Gene Selection for Patient Clustering by Gaussian Mixture Model
Md. Hadiul Kabir, Md. Shakil Ahmed , Md. Nurul Haque Mollah
Pages - 34 - 45     |    Revised - 31-10-2016     |    Published - 01-12-2016
Volume - 10   Issue - 3    |    Publication Date - December 2016  Table of Contents
Gene Expression, Patient Clustering, Gaussian Mixture Model, Inverse Problem of Covariance Matrix, Top DE genes Selection for Patient Clustering.
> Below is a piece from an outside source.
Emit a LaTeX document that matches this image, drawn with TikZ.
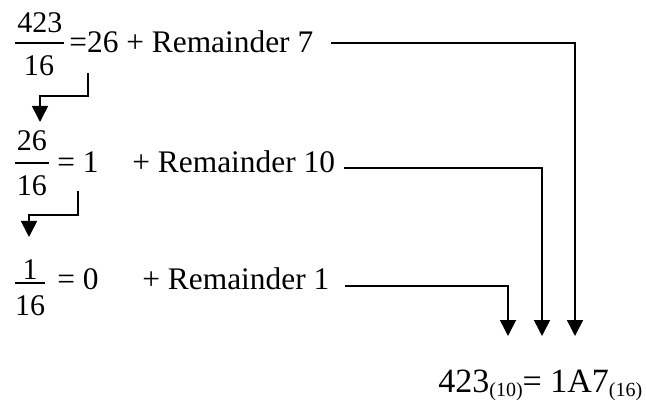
\documentclass[tikz,border=0pt]{standalone}
\usepackage{fontspec}
\setmainfont{Liberation Serif}
\usetikzlibrary{arrows.meta}

\begin{document}
\begin{tikzpicture}[x=0.5pt, y=-0.5pt, inner sep=0pt,
    txt/.style={anchor=base west, font=\fontsize{15.7}{18}\selectfont},
    num/.style={anchor=base, font=\fontsize{15}{18}\selectfont},
    bar/.style={line width=0.6pt},
    link/.style={line width=0.8pt, -{Triangle[length=8pt, width=8pt]}}]
  \useasboundingbox (0,0) rectangle (646,400);

  	\node (n1) at (40,33) [num] {423};
  	\node (d1) at (39,76) [num] {16};
  	\node (r1) at (69,53) [txt] {=26 + Remainder 7};

  	\node (n2) at (32,151) [num] {26};
  	\node (d2) at (32,196) [num] {16};
  	\node (e2) at (57,173) [txt] {= 1};
  	\node (r2) at (132,173) [txt] {+ Remainder 10};

  	\node (n3) at (30,279) [num] {1};
  	\node (d3) at (30,315) [num] {16};
  	\node (e3) at (57,289) [txt] {= 0};
  	\node (r3) at (142,289) [txt] {+ Remainder 1};

  	\node (res) at (438,392) [anchor=base west, font=\fontsize{17}{20}\selectfont]
  	  {423\raisebox{-2pt}{\fontsize{10}{10}\selectfont(10)}= 1A7\raisebox{-2pt}{\fontsize{10}{10}\selectfont(16)}};

  \draw[bar] (15,43) -- (64,43);
  \draw[bar] (15,163) -- (49,163);
  \draw[bar] (15,283) -- (45,283);

  \coordinate (t1) at (575,336);
  \coordinate (t2) at (542,336);
  \coordinate (t3) at (508,336);

  \draw[link] ([shift={(17,-10)}]r1.base east) -| (t1);
  \draw[link] ([shift={(9,-5)}]r2.base east) -| (t2);
  \draw[link] ([shift={(15,-3)}]r3.base east) -| (t3);

  \draw[link] ([shift={(19,20)}]r1.base west) -- ++(0,23) -- ++(-48,0) -- ++(0,26);
  \draw[link] ([shift={(21,18)}]e2.base west) -- ++(0,24) -- ++(-49,0) -- ++(0,22);
\end{tikzpicture}
\end{document}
Clustering is the basic composition of data analysis, which also plays a significant role in microarray analysis. Gaussian mixture model (GMM) based clustering is very popular approach for clustering. However, GMM approach is not so popular for patients/samples clustering based on gene expression data, because gene expression datasets usually contains the large number (m) of genes (variables) in presence of a few (n) samples observations, and consequently the estimates of GMM parameters are not possible for patient clustering, because there does not exists the inverse of its covariance matrix due to m>n. To conquer these problems, we propose to apply a few 'q' top DE (differentially expressed) genes (i.e., q < n / 2 < m) between two or more patient classes, which are selected proportionally from all DE gene's groups. Here, the fact behind our proposal that the EE (equally expressed) genes between two or more classes have no significant contribution to the minimization of misclassification error rate (MER). For selecting few top DE genes, at first, we clustering genes (instead of patients/samples) by GMM approach. Then we detect DE and EE gene clusters (groups) by our proposed rule. Then we select q (few) top DE genes from different DE gene clusters by the rule of proportional to cluster size. Application of such a few 'q' number of top DE genes overcomes the inverse problem of covariance matrix in the estimation process of GMM's parameters, and ultimately for gene expression data (patient/sample) clustering. The performance of the proposed method is investigated using both simulated and real gene expression data analysis. It is observed that the proposed method improves the performance over the traditional GMM approaches in both situations.